Start

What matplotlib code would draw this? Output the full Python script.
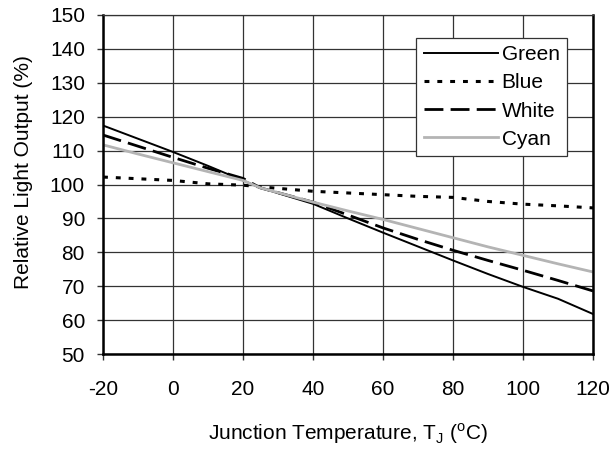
import matplotlib
matplotlib.use("Agg")
import matplotlib.pyplot as plt

plt.rcParams['font.family'] = ['Liberation Sans', 'DejaVu Sans']

temp = [-20, -10, 0, 10, 20, 25, 40, 50, 60, 70, 80, 90, 100, 110, 120]
green = [117.4, 113.5, 109.6, 105.5, 101.2, 99.0, 94.3, 90.0, 85.8, 81.7, 77.6, 73.6, 69.8, 66.3, 61.8]
blue = [102.2, 101.7, 101.2, 100.2, 99.8, 99.3, 98.0, 97.5, 97.0, 96.5, 96.2, 95.0, 94.2, 93.7, 93.1]
white = [114.6, 111.3, 108.0, 104.8, 101.8, 99.0, 94.8, 91.0, 87.2, 83.8, 80.6, 77.6, 74.7, 71.7, 68.6]
cyan = [111.7, 109.0, 106.4, 103.8, 101.2, 99.0, 94.8, 92.2, 89.7, 87.0, 84.3, 81.6, 79.1, 76.6, 74.2]

xticks = [-20, 0, 20, 40, 60, 80, 100, 120]
yticks = [50, 60, 70, 80, 90, 100, 110, 120, 130, 140, 150]

FS = 15

fig = plt.figure(figsize=(6.13, 4.51), dpi=100)
ax = fig.add_axes([103/613, 1-354/451, 490/613, 339/451])

ax.plot(temp, green, color='black', lw=1.4, label='Green')
ax.plot(temp, blue, color='black', lw=2.2, linestyle=(0, (1.6, 2.6)), label='Blue')
ax.plot(temp, white, color='black', lw=2.0, linestyle=(0, (6.8, 2.6)), label='White')
ax.plot(temp, cyan, color='#b4b4b4', lw=2.0, label='Cyan')

ax.set_xlim(-20, 120)
ax.set_ylim(50, 150)
ax.set_xticks(xticks)
ax.set_yticks(yticks)
ax.set_xticklabels([str(v) for v in xticks])
ax.grid(True, color='#333333', lw=0.9)
ax.set_axisbelow(True)
ax.tick_params(direction='out', length=4, width=1, labelsize=FS, color='#333333')
ax.tick_params(axis='x', pad=15)
ax.tick_params(axis='y', pad=9)

for s in ['left', 'bottom', 'right']:
    ax.spines[s].set_linewidth(1.8)
    ax.spines[s].set_color('black')
ax.spines['top'].set_linewidth(0.9)
ax.spines['top'].set_color('#333333')

ax.set_ylabel('Relative Light Output (%)', fontsize=FS)
ax.yaxis.set_label_coords(-0.143, 0.538)
ax.set_xlabel('Junction Temperature, T$_\\mathregular{J}$ ($^\\mathregular{o}$C)', fontsize=FS, labelpad=16)

leg = ax.legend(loc='upper right', bbox_to_anchor=(567/613, 1-38/451), bbox_transform=fig.transFigure,
                fontsize=FS, frameon=True, fancybox=False,
                handlelength=3.55, handletextpad=0.2, labelspacing=0.44, borderpad=0.35,
                borderaxespad=0)
leg.get_frame().set_edgecolor('#333333')
leg.get_frame().set_linewidth(0.9)
leg.get_frame().set_alpha(1)

fig.savefig('out.png', dpi=100)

End

:: Written instruction ::
Leave out any pictures, please, and quote only the lines from the top of the data through the line that contains "plt.rcParams['font.family'] = ['Liberation".

:: Answer to this exercise ::
What matplotlib code would draw this? Output the full Python script.
import matplotlib
matplotlib.use("Agg")
import matplotlib.pyplot as plt

plt.rcParams['font.family'] = ['Liberation Sans', 'DejaVu Sans']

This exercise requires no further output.